My impression from all this is that Singapore's measures would have driven symptomatic transmission down more than asymptomatic transmission, but substantially driven down both.
I found this article which makes that claim, and cites the WHO joint mission report. However, I can't find the claim (or the number "25%" used in any capacity) in the cited document at all. I suspect that the article mixed up percent of cases which are asymptomatic with the percent of transmissions which are from asymptomatic sources.
Asymptomatic carriers seem to be rare, though not completely nonexistent.
I think one should expect asymptomatic people to be less infectious than pre-symptomatic people, so it may not be important from a "changing current responses" perspective to understand the prevalence of asymptomatic-ness. That being said, here is a paper that analyzes the Diamond Princess data and claims the asymptomatic rate to be >15%.
I haven't understood their methodology well enough to have a strong opinion about its validity. I think they're using time series data along with some priors about the shape of the distribution of the random variable "number of days between testing positive and showing symptoms, given that the patient will at some point show symptoms" to conclude that a decent fraction of the Diamond Princess people won't show symptoms.
The claim is made in paragraph 5 of the discussion section.
A question I always have about these studies is at what level symptoms are defined and self-reported. E.g. presumably "you have an itchy throat or a mild headache in the morning/mildly increased fever over your baseline" is pre-symptomatic. Self-isolating with mild symptoms is probably hard to measure but can be at least socially enforced.
If the thought here is true does that suggest the actual transmission mechanism is perhaps not yet understood as well?

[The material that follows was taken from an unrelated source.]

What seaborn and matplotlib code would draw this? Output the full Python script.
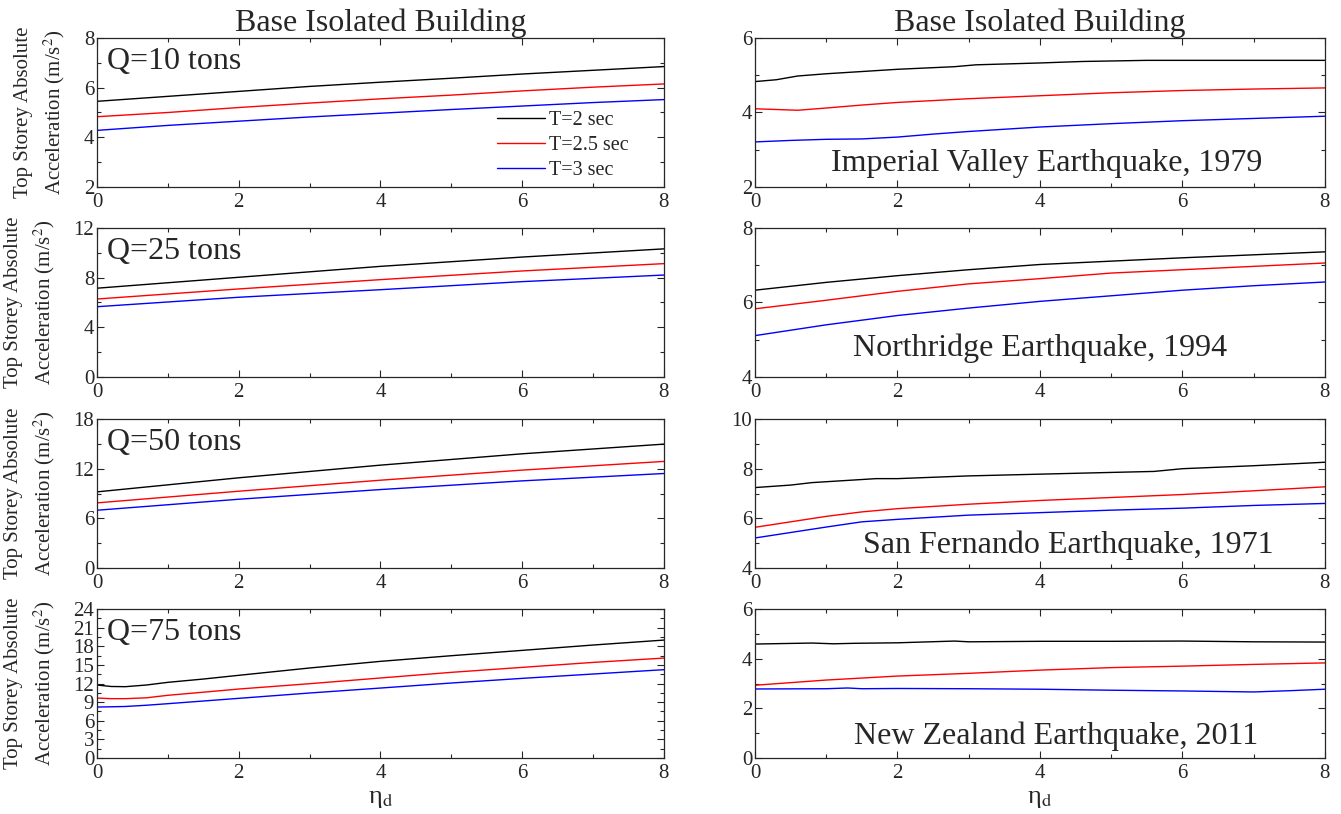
import matplotlib
matplotlib.use('Agg')
import matplotlib.pyplot as plt
import seaborn as sns
from matplotlib.ticker import MultipleLocator

sns.set_style('ticks')
plt.rcParams['font.family'] = ['Liberation Serif', 'DejaVu Serif']
plt.rcParams['mathtext.fontset'] = 'stix'

# Left column: loaded weight Q
x_q10 = [0, 1, 2, 3, 4, 5, 6, 7, 8]
q10_t2 = [5.45, 5.65, 5.85, 6.05, 6.22, 6.38, 6.55, 6.70, 6.85]
q10_t25 = [4.83, 5.00, 5.20, 5.38, 5.55, 5.70, 5.87, 6.02, 6.15]
q10_t3 = [4.28, 4.48, 4.65, 4.82, 4.97, 5.12, 5.26, 5.40, 5.52]

x_q25 = [0, 2, 4, 6, 8]
q25_t2 = [7.15, 8.03, 8.91, 9.66, 10.32]
q25_t25 = [6.28, 7.09, 7.84, 8.54, 9.13]
q25_t3 = [5.66, 6.42, 7.03, 7.68, 8.21]

x_q50 = [0, 2, 4, 6, 8]
q50_t2 = [9.2, 10.9, 12.43, 13.8, 14.97]
q50_t25 = [7.87, 9.28, 10.61, 11.83, 12.88]
q50_t3 = [6.98, 8.31, 9.48, 10.53, 11.42]

x_q75 = [0, 0.2, 0.4, 0.7, 1, 1.5, 2, 3, 4, 5, 6, 7, 8]
q75_t2 = [11.76, 11.52, 11.49, 11.76, 12.19, 12.72, 13.32, 14.5, 15.57, 16.48, 17.34, 18.2, 19.0]
q75_t25 = [9.66, 9.56, 9.56, 9.7, 10.1, 10.6, 11.11, 11.97, 12.89, 13.8, 14.6, 15.4, 16.1]
q75_t3 = [8.21, 8.25, 8.3, 8.5, 8.75, 9.18, 9.61, 10.47, 11.27, 12.08, 12.83, 13.53, 14.23]

# Right column: earthquakes
x_iv_t2 = [0, 0.3, 0.6, 1, 1.5, 2, 2.8, 3.1, 4, 4.6, 5.5, 6, 7, 8]
iv_t2 = [4.83, 4.88, 4.98, 5.04, 5.1, 5.16, 5.23, 5.28, 5.33, 5.37, 5.4, 5.4, 5.4, 5.4]
x_iv_t25 = [0, 0.6, 1, 1.5, 2, 3, 4, 5, 6, 7, 8]
iv_t25 = [4.1, 4.06, 4.12, 4.2, 4.27, 4.37, 4.45, 4.53, 4.59, 4.63, 4.66]
x_iv_t3 = [0, 0.5, 1, 1.5, 2, 2.5, 3, 4, 5, 6, 7, 8]
iv_t3 = [3.21, 3.25, 3.28, 3.29, 3.34, 3.42, 3.49, 3.61, 3.7, 3.78, 3.84, 3.9]

x_nr = [0, 1, 2, 3, 4, 5, 6, 7, 8]
nr_t2 = [6.33, 6.54, 6.72, 6.88, 7.02, 7.11, 7.2, 7.28, 7.36]
nr_t25 = [5.83, 6.06, 6.3, 6.5, 6.64, 6.79, 6.88, 6.97, 7.06]
nr_t3 = [5.11, 5.4, 5.65, 5.85, 6.03, 6.18, 6.33, 6.45, 6.55]

x_sf_t2 = [0, 0.5, 0.8, 1.7, 2, 3, 4, 5, 5.6, 6, 7, 8]
sf_t2 = [7.24, 7.34, 7.44, 7.6, 7.6, 7.71, 7.78, 7.85, 7.89, 8.0, 8.12, 8.26]
x_sf = [0, 0.5, 1, 1.5, 2, 3, 4, 5, 6, 7, 8]
sf_t25 = [5.64, 5.86, 6.08, 6.26, 6.39, 6.57, 6.72, 6.84, 6.96, 7.11, 7.27]
sf_t3 = [5.21, 5.43, 5.65, 5.86, 5.96, 6.13, 6.23, 6.33, 6.41, 6.52, 6.6]

x_nz_t2 = [0, 0.8, 1.1, 1.4, 2, 2.8, 3, 4, 5, 6, 7, 8]
nz_t2 = [4.59, 4.63, 4.6, 4.62, 4.64, 4.71, 4.68, 4.7, 4.7, 4.71, 4.68, 4.67]
x_nz_t25 = [0, 1, 2, 3, 4, 5, 6, 7, 8]
nz_t25 = [2.93, 3.14, 3.3, 3.41, 3.54, 3.64, 3.7, 3.77, 3.83]
x_nz_t3 = [0, 1, 1.3, 1.5, 2, 3, 4, 5, 6, 7, 7.5, 8]
nz_t3 = [2.78, 2.79, 2.82, 2.79, 2.8, 2.79, 2.77, 2.73, 2.7, 2.66, 2.71, 2.77]

labels = ['T=2 sec', 'T=2.5 sec', 'T=3 sec']
colors = ['black', 'red', 'blue']

left_panels = [
    ('Q=10 tons', [(x_q10, q10_t2), (x_q10, q10_t25), (x_q10, q10_t3)], (2, 8), 2),
    ('Q=25 tons', [(x_q25, q25_t2), (x_q25, q25_t25), (x_q25, q25_t3)], (0, 12), 4),
    ('Q=50 tons', [(x_q50, q50_t2), (x_q50, q50_t25), (x_q50, q50_t3)], (0, 18), 6),
    ('Q=75 tons', [(x_q75, q75_t2), (x_q75, q75_t25), (x_q75, q75_t3)], (0, 24), 3),
]
right_panels = [
    ('Imperial Valley Earthquake, 1979', [(x_iv_t2, iv_t2), (x_iv_t25, iv_t25), (x_iv_t3, iv_t3)], (2, 6), 2, (0.512, 0.16)),
    ('Northridge Earthquake, 1994', [(x_nr, nr_t2), (x_nr, nr_t25), (x_nr, nr_t3)], (4, 8), 2, (0.5, 0.19)),
    ('San Fernando Earthquake, 1971', [(x_sf_t2, sf_t2), (x_sf, sf_t25), (x_sf, sf_t3)], (4, 10), 2, (0.549, 0.15)),
    ('New Zealand Earthquake, 2011', [(x_nz_t2, nz_t2), (x_nz_t25, nz_t25), (x_nz_t3, nz_t3)], (0, 6), 2, (0.528, 0.148)),
]

fig = plt.figure(figsize=(13.41, 8.14), dpi=100)
bottoms = [0.7703, 0.5369, 0.3022, 0.0688]
h = 0.183


def style_axis(ax, ylim, ystep):
    ax.set_xlim(0, 8)
    ax.set_ylim(*ylim)
    ax.xaxis.set_major_locator(MultipleLocator(2))
    ax.xaxis.set_minor_locator(MultipleLocator(1))
    ax.yaxis.set_major_locator(MultipleLocator(ystep))
    ax.yaxis.set_minor_locator(MultipleLocator(ystep / 2))
    ax.tick_params(which='both', direction='in', top=True, right=True,
                   labelsize=15, width=0.8)
    ax.tick_params(axis='y', pad=2)
    ax.tick_params(axis='x', pad=4)
    ax.tick_params(which='major', length=5)
    ax.tick_params(which='minor', length=3)
    for s in ax.spines.values():
        s.set_linewidth(0.9)
    ax.set_xlabel('')
    ax.set_ylabel('')


for i, (name, series, ylim, ystep) in enumerate(left_panels):
    ax = fig.add_axes([0.0723, bottoms[i], 0.4228, h])
    for (xs, ys), c, lab in zip(series, colors, labels):
        sns.lineplot(x=xs, y=ys, color=c, linewidth=1.0, ax=ax,
                     label=lab if i == 0 else None, legend=False)
    style_axis(ax, ylim, ystep)
    ax.text(0.018, 0.84, name, transform=ax.transAxes, fontsize=23, va='center')
    ax.set_ylabel('Top Storey Absolute\nAcceleration (m/s$^2$)', fontsize=15,
                  linespacing=1.45, labelpad=12)
    if i == 0:
        ax.set_title('Base Isolated Building', fontsize=23, pad=3)
        ax.legend(loc='upper left', bbox_to_anchor=(0.705, 0.51), frameon=False,
                  fontsize=14.5, handlelength=2.4, handletextpad=0.2,
                  labelspacing=0.3, borderaxespad=0, borderpad=0)
    if i == 3:
        ax.set_xlabel('η$_{\\mathrm{d}}$', fontsize=19, labelpad=4)

for i, (name, series, ylim, ystep, pos) in enumerate(right_panels):
    ax = fig.add_axes([0.563, bottoms[i], 0.425, h])
    for (xs, ys), c in zip(series, colors):
        sns.lineplot(x=xs, y=ys, color=c, linewidth=1.0, ax=ax, legend=False)
    style_axis(ax, ylim, ystep)
    ax.text(pos[0], pos[1], name, transform=ax.transAxes, fontsize=23,
            ha='center', va='center')
    if i == 0:
        ax.set_title('Base Isolated Building', fontsize=23, pad=3)
    if i == 3:
        ax.set_xlabel('η$_{\\mathrm{d}}$', fontsize=19, labelpad=4)

fig.savefig('out.png', dpi=100)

The claim has been it is not an airborne transmission (which perhaps still makes sense on a technical level) but if infection is occurring without things like people coughing or sneezing (dispelling a larger amount of internal matter than simple breathing) how is it spread?
Is the view that it must be more about things like an infected person touches their mouth in some manner, then touches something else or shakes someone's hand...
What are the confidence internal for the estimates for the serial intervals? That doesn't seem like something that would have been well measured during the outbreaks so far but perhaps I'm not crediting the medical community enough here.